Neuromuscular Disease

Conditions that weaken the muscles involved in breathing and coughing can eventually require a tracheostomy. Muscular dystrophy, spinal muscular atrophy, and myasthenia gravis all progressively reduce the strength of the diaphragm and chest wall muscles. When these muscles weaken beyond a certain point, two things happen: the person can no longer take deep enough breaths on their own, and they lose the ability to cough effectively.

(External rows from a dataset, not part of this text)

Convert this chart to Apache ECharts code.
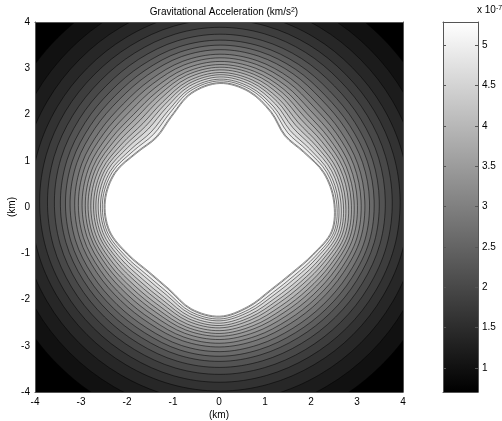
<!DOCTYPE html>
<html>
<head>
<meta charset="utf-8">
<script src="https://cdn.jsdelivr.net/npm/echarts@6/dist/echarts.min.js"></script>
<style>html,body{margin:0;padding:0;background:#fff}#c{width:502px;height:421px}</style>
</head>
<body>
<div id="c"></div>
<script>
// ---- data ----
const xTicks = [-4, -3, -2, -1, 0, 1, 2, 3, 4];
const yTicks = [-4, -3, -2, -1, 0, 1, 2, 3, 4];
const colorTicks = [1, 1.5, 2, 2.5, 3, 3.5, 4, 4.5, 5];
const colorRange = [0.70, 5.29];           // colour axis (x 10^-7 km/s^2)
const levels = [1.0, 1.2, 1.4, 1.6, 1.8, 2.0, 2.2, 2.4, 2.6, 2.8, 3.0,
                3.2, 3.4, 3.6, 3.8, 4.0, 4.2, 4.4, 4.6, 4.8, 5.0, 5.2];
// distance (km) of each contour from the body centre, along the axes
const levelRadius = [5.00, 4.64, 4.35, 4.11, 3.92, 3.75, 3.60, 3.47, 3.36, 3.26, 3.16,
                     3.08, 3.00, 2.93, 2.87, 2.81, 2.75, 2.70, 2.65, 2.60, 2.56, 2.52];
// how much of the body outline each contour still follows (1 = hugs body, 0 = circle)
const shapeWeight = [0.02, 0.03, 0.05, 0.07, 0.10, 0.13, 0.16, 0.20, 0.25, 0.29, 0.34,
                     0.39, 0.44, 0.50, 0.56, 0.62, 0.68, 0.74, 0.80, 0.87, 0.93, 1.00];
const bodyCenter = [0.02, 0.13];
const bodyAxisRadius = 2.5;
const bodyAngles = [0, 15, 30, 45, 60, 75, 90, 105, 120, 135, 150, 165,
                    180, 195, 210, 225, 240, 255, 270, 285, 300, 315, 330, 345];
const bodyRadius = [2.47, 2.33, 2.10, 1.99, 2.21, 2.44, 2.54, 2.40, 2.10, 1.94, 2.08, 2.35,
                    2.49, 2.48, 2.30, 2.17, 2.20, 2.41, 2.49, 2.36, 2.21, 2.20, 2.32, 2.51];

const FONT = '"Liberation Sans", Arial, Helvetica, sans-serif';
const chart = echarts.init(document.getElementById('c'));

function grayOf(v) {
  const t = (v - colorRange[0]) / (colorRange[1] - colorRange[0]);
  const c = Math.round(255 * Math.max(0, Math.min(1, t)));
  return 'rgb(' + c + ',' + c + ',' + c + ')';
}
function ringPoints(api, radiusAt) {
  return bodyAngles.map(function (a, j) {
    const t = a * Math.PI / 180;
    const r = radiusAt(j);
    return api.coord([bodyCenter[0] + r * Math.cos(t), bodyCenter[1] + r * Math.sin(t)]);
  });
}
const frameLine = { show: true, onZero: false, lineStyle: { color: '#555', width: 1 } };

const option = {
  animation: false,
  backgroundColor: '#fff',
  textStyle: { fontFamily: FONT },
  title: {
    text: 'Gravitational Acceleration (km/s{sup|2})',
    left: 219, top: 2, textAlign: 'center',
    textStyle: {
      fontSize: 10, fontWeight: 'normal', color: '#000', fontFamily: FONT,
      rich: { sup: { fontSize: 7, verticalAlign: 'top', lineHeight: 8, fontFamily: FONT, color: '#000' } }
    }
  },
  graphic: [{
    type: 'text', left: 477, top: 5,
    style: {
      text: 'x 10{sup|-7}', fontSize: 10, fontFamily: FONT, fill: '#000',
      rich: { sup: { fontSize: 7, verticalAlign: 'top', lineHeight: 8, fontFamily: FONT, fill: '#000' } }
    }
  }],
  grid: [
    { left: 35, top: 22, width: 368, height: 370, show: true, backgroundColor: '#000', borderWidth: 0,
      containLabel: false, outerBoundsMode: 'none' },
    { left: 443, top: 22, width: 35, height: 370, show: false, containLabel: false, outerBoundsMode: 'none' }
  ],
  xAxis: [
    { gridIndex: 0, type: 'value', min: xTicks[0], max: xTicks[xTicks.length - 1], interval: 1,
      position: 'bottom', name: '(km)', nameLocation: 'middle', nameGap: 18, nameMoveOverlap: false,
      nameTextStyle: { fontSize: 10, color: '#000', fontFamily: FONT },
      axisLine: frameLine, axisTick: { show: false },
      axisLabel: { fontSize: 10, color: '#000', margin: 5, fontFamily: FONT },
      splitLine: { show: false }, z: 10 },
    { gridIndex: 0, type: 'value', min: -4, max: 4, position: 'top',
      axisLine: frameLine, axisTick: { show: false }, axisLabel: { show: false }, splitLine: { show: false }, z: 10 },
    { gridIndex: 1, type: 'value', min: 0, max: 1, position: 'bottom',
      axisLine: frameLine, axisTick: { show: false }, axisLabel: { show: false }, splitLine: { show: false }, z: 10 },
    { gridIndex: 1, type: 'value', min: 0, max: 1, position: 'top',
      axisLine: frameLine, axisTick: { show: false }, axisLabel: { show: false }, splitLine: { show: false }, z: 10 }
  ],
  yAxis: [
    { gridIndex: 0, type: 'value', min: yTicks[0], max: yTicks[yTicks.length - 1], interval: 1,
      position: 'left', name: '(km)', nameLocation: 'middle', nameGap: 18, nameRotate: 90, nameMoveOverlap: false,
      nameTextStyle: { fontSize: 10, color: '#000', fontFamily: FONT },
      axisLine: frameLine, axisTick: { show: false },
      axisLabel: { fontSize: 10, color: '#000', margin: 5, fontFamily: FONT },
      splitLine: { show: false }, z: 10 },
    { gridIndex: 0, type: 'value', min: -4, max: 4, position: 'right',
      axisLine: frameLine, axisTick: { show: false }, axisLabel: { show: false }, splitLine: { show: false }, z: 10 },
    { gridIndex: 1, type: 'value', min: colorRange[0], max: colorRange[1], position: 'left',
      axisLine: frameLine,
      axisTick: { show: true, inside: true, length: 3, customValues: colorTicks, lineStyle: { color: '#555' } },
      axisLabel: { show: false }, splitLine: { show: false }, z: 10 },
    { gridIndex: 1, type: 'value', min: colorRange[0], max: colorRange[1], position: 'right',
      axisLine: frameLine,
      axisTick: { show: true, inside: true, length: 3, customValues: colorTicks, lineStyle: { color: '#555' } },
      axisLabel: { show: true, customValues: colorTicks, fontSize: 10, color: '#000', margin: 4, fontFamily: FONT,
                   formatter: function (v) { return String(v); } },
      splitLine: { show: false }, z: 10 }
  ],
  series: [
    {
      type: 'custom', name: 'contours', coordinateSystem: 'cartesian2d',
      xAxisIndex: 0, yAxisIndex: 0, clip: true, silent: true,
      data: levels.map(function (L, i) { return [i, L]; }),
      renderItem: function (params, api) {
        const k = params.dataIndex;
        const pts = ringPoints(api, function (j) {
          return levelRadius[k] + (bodyRadius[j] - bodyAxisRadius) * shapeWeight[k];
        });
        return {
          type: 'polygon', z2: k,
          shape: { points: pts, smooth: 0.34 },
          style: { fill: grayOf(levels[k]), stroke: '#000', lineWidth: 0.5 }
        };
      }
    },
    {
      type: 'custom', name: 'body', coordinateSystem: 'cartesian2d',
      xAxisIndex: 0, yAxisIndex: 0, clip: true, silent: true, z: 3,
      data: [[0, 0]],
      renderItem: function (params, api) {
        const pts = ringPoints(api, function (j) { return bodyRadius[j]; });
        return {
          type: 'polygon',
          shape: { points: pts, smooth: 0.34 },
          style: { fill: '#fff', stroke: '#444', lineWidth: 0.6 }
        };
      }
    },
    {
      type: 'custom', name: 'colorbar', coordinateSystem: 'cartesian2d',
      xAxisIndex: 2, yAxisIndex: 2, silent: true,
      data: [[0, colorRange[0]]],
      renderItem: function (params, api) {
        const p0 = api.coord([0, colorRange[0]]);
        const p1 = api.coord([1, colorRange[1]]);
        return {
          type: 'rect',
          shape: { x: p0[0], y: p1[1], width: p1[0] - p0[0], height: p0[1] - p1[1] },
          style: {
            fill: new echarts.graphic.LinearGradient(0, 1, 0, 0, [
              { offset: 0, color: '#000' }, { offset: 1, color: '#fff' }
            ])
          }
        };
      }
    }
  ]
};
chart.setOption(option);
</script>
</body>
</html>
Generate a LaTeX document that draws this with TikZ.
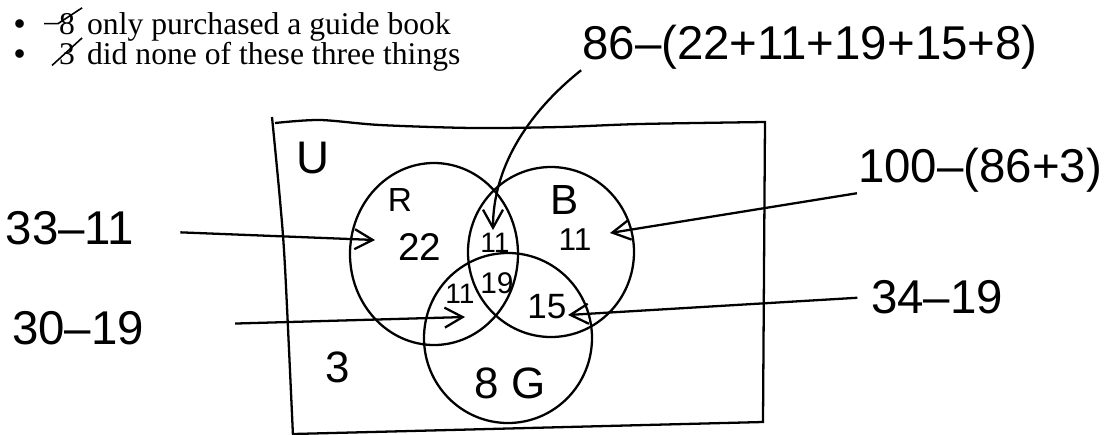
\documentclass[tikz,border=0pt]{standalone}
\usepackage{fontspec}
\setmainfont{Liberation Serif}
\newfontfamily\scrawlfont{Liberation Sans}
\usetikzlibrary{arrows.meta,calc}

\tikzset{
  typed/.style={font=\fontsize{18}{22}\selectfont,inner sep=0pt,anchor=base west},
  scrawl/.style={font=\scrawlfont\fontsize{#1}{#1}\selectfont,inner sep=0pt},
  scrawl/.default=27,
  pen/.style={line width=1.3pt},
  strike/.style={line width=0.9pt},
  barb/.style={pen,-{Straight Barb[length=3.6mm,width=4mm]}},
}

\begin{document}
\begin{tikzpicture}[x=0.02cm,y=-0.02cm,line width=1.3pt]
\useasboundingbox (0,0) rectangle (1107,434);
% ---------- typed list ----------
\node[typed] (dot1) at (13,34) {\textbf{•}};
\node[typed] (num1) at (58,34) {8};
\node[typed] (txt1) at (86,34) {only purchased a guide book};
\node[typed] (dot2) at (13,64) {\textbf{•}};
\node[typed] (num2) at (58,64) {3};
\node[typed] (txt2) at (86,64) {did none of these three things};
\draw[strike] ($(num1.west)+(-14,0)$) -- (num1.west) -- ($(num1.north east)+(6,-4)$);
\draw[strike] ($(num2.south west)+(-6,0)$) -- ($(num2.north east)+(6,-4)$);
% ---------- universe box ----------
\draw[pen] plot[smooth] coordinates {(272,117) (280,200) (285,267) (293,436)};
\draw[pen] plot[smooth] coordinates {(275,123) (320,120) (380,125) (473,128) (560,127) (640,124) (765,122)}
  -- (763,422) -- (293,434);
% ---------- sets R, B, G ----------
\draw[pen] (434,254) ellipse [x radius=84, y radius=91];
\draw[pen] (551,252) ellipse [x radius=83, y radius=85];
\draw[pen] (508,338) ellipse [x radius=84, y radius=85];
% ---------- region counts ----------
\node[scrawl=26] (lU) at (313,158) {U};
\node[scrawl=19] (lR) at (400,200) {R};
\node[scrawl=24] (lB) at (565,200) {B};
\node[scrawl=22] (n22) at (420,247) {22};
\node[scrawl=16] (n11rb) at (495,243) {11};
\node[scrawl=17] (n19) at (497,283) {19};
\node[scrawl=16] (n11rg) at (460,294) {11};
\node[scrawl=18] (n11b) at (575,240) {11};
\node[scrawl=20] (n15) at (547,307) {15};
\node[scrawl=25] (n3) at (338,367) {3};
\node[scrawl=25] (n8G) at (510,383) {8 G};
% ---------- working ----------
\node[scrawl] (t3311) at (70,228) {33–11};
\node[scrawl] (t3019) at (78,328) {30–19};
\node[scrawl] (t1003) at (980,170) {100–(86+3)};
\node[scrawl] (t3419) at (937,297) {34–19};
\node[scrawl] (t86) at (810,47) {86–(22+11+19+15+8)};
\coordinate (p22) at (375,240);
\coordinate (p11rg) at (465,317);
\coordinate (p11b) at (610,233);
\coordinate (p15) at (568,315);
\coordinate (p11rb) at (493,230);
\draw[barb,shorten <=0.9cm] (t3311) -- (p22);
\draw[barb,shorten <=1.8cm] (t3019) -- (p11rg);
\draw[barb] (t1003.south west) -- (p11b);
\draw[barb,shorten <=0.25cm] (t3419.west) -- (p15);
\draw[barb] (t86.south west) .. controls (525,115) and (493,170) .. (p11rb);
\end{tikzpicture}
\end{document}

The coughing problem is particularly dangerous. Without a strong cough, mucus and saliva accumulate in the lungs, leading to repeated pneumonias. A tracheostomy provides direct access to the airway for suctioning out secretions and can be connected to a ventilator for breathing support. Similar challenges arise in people with brain injuries, spinal cord injuries, or conditions affecting the central nervous system that impair the body’s automatic drive to breathe and clear the airways.

Vocal Cord Paralysis

The vocal cords do more than produce sound. They open wide every time you breathe in to let air pass into the lungs. When both vocal cords become paralyzed, they can drift toward each other and stay in a nearly closed position, severely restricting airflow. This bilateral paralysis can result from nerve damage during surgery, neurological conditions, or in rare cases, viral infections. Because the obstruction sits right at the entrance to the windpipe, a tracheostomy below that level restores a clear breathing path.

Chronic Aspiration

Some people repeatedly inhale food, liquid, or saliva into their lungs because the protective reflexes that guard the airway during swallowing are impaired. This is common after strokes, traumatic brain injuries, or in advanced neurological disease. A tracheostomy with a specialized cuffed tube can help protect the lower airway from material that slips past the throat, reducing the cycle of aspiration pneumonia that can become life-threatening.

What Removal Looks Like

A tracheostomy is not always permanent. When the original reason for the procedure resolves, the tube can be removed through a process called decannulation. To qualify, a patient generally needs to demonstrate adequate consciousness, the ability to swallow without aspirating, at least one functioning vocal cord, a strong enough cough to clear secretions independently, and sufficient lung function to maintain oxygen levels without mechanical assistance. Meeting all of these milestones can take weeks or months depending on the underlying condition.

Long-Term Risks

The most significant long-term complication is narrowing of the windpipe at the site where the tube sat. One follow-up study using CT scans found that 31% of patients had some degree of narrowing after the tube was removed. Most of this narrowing was mild and caused no symptoms. Only about 6% of patients developed narrowing severe enough to notice breathing difficulties. Other late findings included vocal cord changes in about 11% of patients and, rarely, weakening of the tracheal wall at the tube site. Narrowing almost always occurred at the level of the stoma (the opening in the neck) rather than deeper in the airway.